Aim
Exactly as written, write out the lines below from the first to the one containing "const top10 = [27, 28, 28];", inclusive. Pictures do not belong in the copy.

Data shown

────

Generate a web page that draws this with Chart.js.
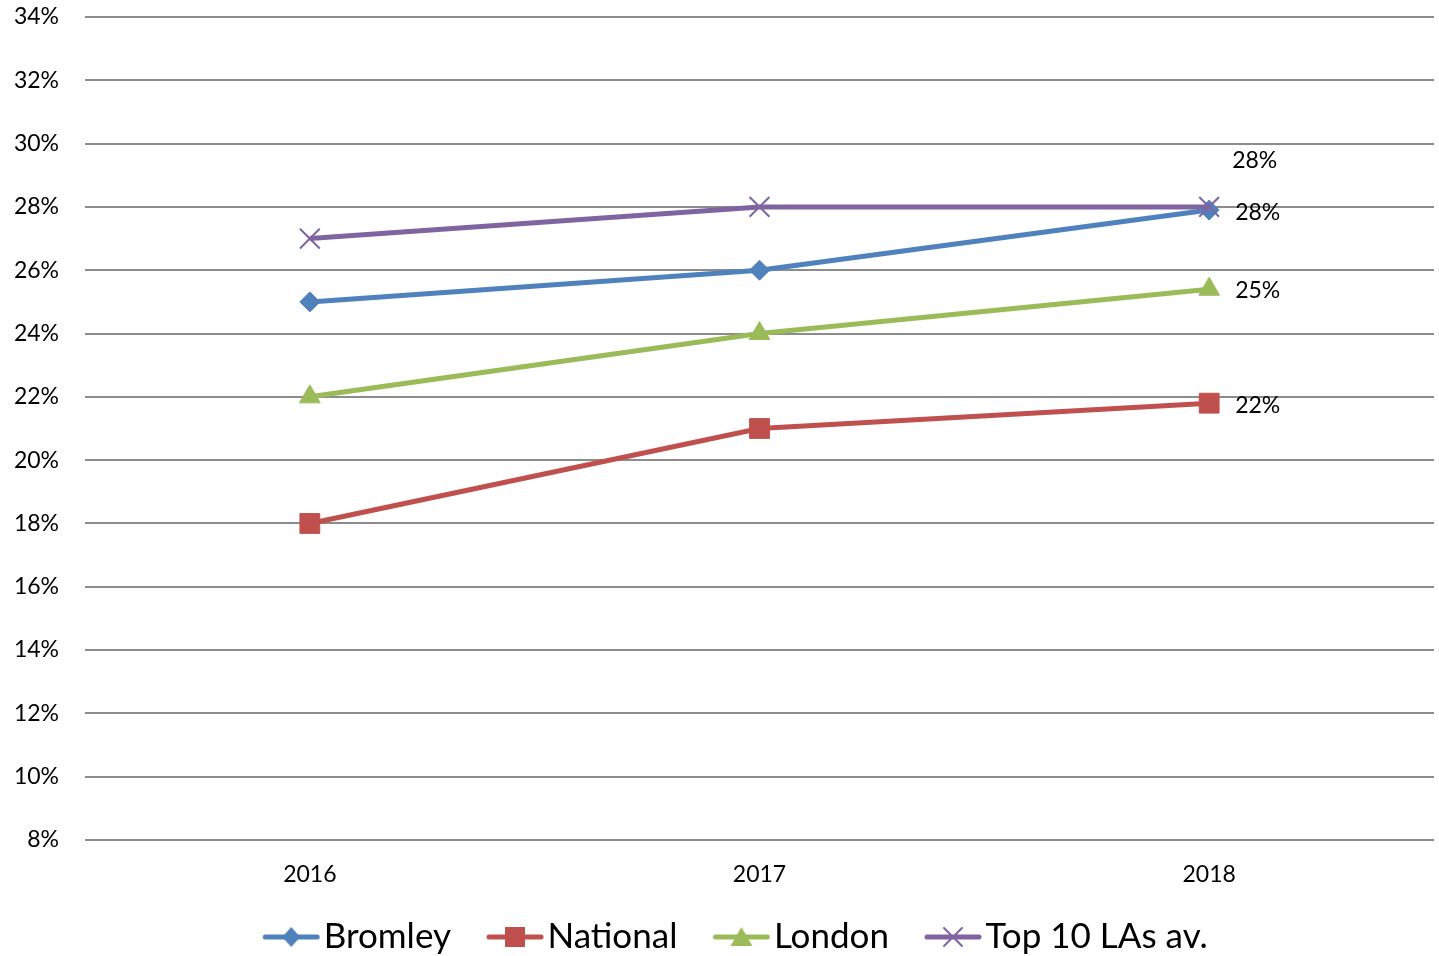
<!DOCTYPE html>
<html>
<head>
<meta charset="utf-8">
<script src="https://cdn.jsdelivr.net/npm/chart.js@4/dist/chart.umd.min.js"></script>
<style>
  html, body { margin: 0; padding: 0; background: #fff; }
  #wrap { width: 1439px; height: 956px; position: relative; }
</style>
</head>
<body>
<div id="wrap"><canvas id="chart"></canvas></div>
<script>
// Share of pupils (%) by year
const years = ['2016', '2017', '2018'];
const bromley = [25, 26, 27.9];
const national = [18, 21, 21.8];
const london = [22, 24, 25.4];
const top10 = [27, 28, 28];

const seriesNames = ['Bromley', 'National', 'London', 'Top 10 LAs av.'];
const seriesColors = ['#4F81BD', '#C0504D', '#9BBB59', '#8064A2'];

const FONT = 'Lato, "Open Sans", "Liberation Sans", sans-serif';

// Legend swatch: line segment with the series marker in the middle.
// The canvas carries transparent space on the left so the visible swatch
// sits close to the label text.
function legendSwatch(color, kind) {
  const c = document.createElement('canvas');
  c.width = 67; c.height = 24;
  const g = c.getContext('2d');
  const x0 = 9, x1 = 67, cx = (x0 + x1) / 2, cy = 12;
  g.strokeStyle = color; g.fillStyle = color; g.lineWidth = 5; g.lineCap = 'round';
  g.beginPath(); g.moveTo(x0 + 3, cy); g.lineTo(x1 - 3, cy); g.stroke();
  g.beginPath();
  if (kind === 'diamond') {
    g.moveTo(cx, cy - 10); g.lineTo(cx + 9, cy); g.lineTo(cx, cy + 10); g.lineTo(cx - 9, cy); g.closePath(); g.fill();
  } else if (kind === 'square') {
    g.fillRect(cx - 10, cy - 10, 20, 20);
  } else if (kind === 'triangle') {
    g.moveTo(cx, cy - 10); g.lineTo(cx + 11, cy + 9); g.lineTo(cx - 11, cy + 9); g.closePath(); g.fill();
  } else {
    g.lineWidth = 2;
    g.moveTo(cx - 9, cy - 9); g.lineTo(cx + 9, cy + 9);
    g.moveTo(cx + 9, cy - 9); g.lineTo(cx - 9, cy + 9); g.stroke();
  }
  return c;
}
const swatches = [
  legendSwatch(seriesColors[0], 'diamond'),
  legendSwatch(seriesColors[1], 'square'),
  legendSwatch(seriesColors[2], 'triangle'),
  legendSwatch(seriesColors[3], 'cross')
];

// Value labels beside the final point of each series
const endLabels = {
  id: 'endLabels',
  afterDatasetsDraw(chart) {
    const ctx = chart.ctx;
    const offsets = [[26, 2], [26, 2], [26, 1], [23, -46]];
    ctx.save();
    ctx.font = '23px ' + FONT;
    ctx.fillStyle = '#000';
    ctx.textAlign = 'left';
    ctx.textBaseline = 'middle';
    chart.data.datasets.forEach((ds, i) => {
      const meta = chart.getDatasetMeta(i);
      const last = meta.data.length - 1;
      const pt = meta.data[last];
      const txt = Math.round(ds.data[last]) + '%';
      ctx.fillText(txt, pt.x + offsets[i][0], pt.y + offsets[i][1]);
    });
    ctx.restore();
  }
};

// Nudge the legend row right of the canvas centre and up a little
const legendShift = {
  id: 'legendShift',
  afterLayout(chart) {
    const lg = chart.legend;
    if (lg) {
      lg.left += 18; lg.right += 18;
      lg.top -= 12.5; lg.bottom -= 12.5;
    }
  }
};

const ds = (label, data, color, style, radius, order, extra) => Object.assign({
  label, data,
  borderColor: color, backgroundColor: color,
  borderWidth: 5,
  pointStyle: style, pointRadius: radius, pointHoverRadius: radius,
  pointBackgroundColor: color, pointBorderColor: color, pointBorderWidth: 1,
  tension: 0, order
}, extra || {});

new Chart(document.getElementById('chart'), {
  type: 'line',
  data: {
    labels: years,
    datasets: [
      ds(seriesNames[0], bromley, seriesColors[0], 'rectRot', 10, 3),
      ds(seriesNames[1], national, seriesColors[1], 'rect', 14, 2),
      ds(seriesNames[2], london, seriesColors[2], 'triangle', 12, 1),
      ds(seriesNames[3], top10, seriesColors[3], 'crossRot', 14, 0, { pointBorderWidth: 2 })
    ]
  },
  options: {
    responsive: true,
    maintainAspectRatio: false,
    animation: false,
    layout: { autoPadding: false, padding: { left: 5, right: 5, top: 0, bottom: -21 } },
    scales: {
      x: {
        offset: true,
        afterFit(scale) { scale.height = 52; },
        grid: { display: false },
        border: { display: false },
        ticks: { font: { family: FONT, size: 23 }, color: '#000', padding: 13 }
      },
      y: {
        min: 8, max: 34,
        afterFit(scale) { scale.width = 80; scale.paddingTop = 17; scale.paddingBottom = 0; },
        ticks: {
          stepSize: 2,
          font: { family: FONT, size: 23 }, color: '#000', padding: 26,
          callback: v => v + '%'
        },
        grid: { color: '#8c8c8c', lineWidth: 2, drawTicks: false },
        border: { display: false }
      }
    },
    plugins: {
      tooltip: { enabled: false },
      legend: {
        position: 'bottom',
        labels: {
          usePointStyle: true,
          pointStyleWidth: 39,
          padding: 40,
          color: '#000',
          font: { family: FONT, size: 35 },
          generateLabels(chart) {
            return chart.data.datasets.map((d, i) => ({
              text: d.label,
              pointStyle: swatches[i],
              fillStyle: d.borderColor,
              strokeStyle: d.borderColor,
              lineWidth: 0,
              hidden: false,
              datasetIndex: i,
              fontColor: '#000'
            }));
          }
        }
      }
    }
  },
  plugins: [endLabels, legendShift]
});
</script>
</body>
</html>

────

Task output
Generate a web page that draws this with Chart.js.
<!DOCTYPE html>
<html>
<head>
<meta charset="utf-8">
<script src="https://cdn.jsdelivr.net/npm/chart.js@4/dist/chart.umd.min.js"></script>
<style>
  html, body { margin: 0; padding: 0; background: #fff; }
  #wrap { width: 1439px; height: 956px; position: relative; }
</style>
</head>
<body>
<div id="wrap"><canvas id="chart"></canvas></div>
<script>
// Share of pupils (%) by year
const years = ['2016', '2017', '2018'];
const bromley = [25, 26, 27.9];
const national = [18, 21, 21.8];
const london = [22, 24, 25.4];
const top10 = [27, 28, 28];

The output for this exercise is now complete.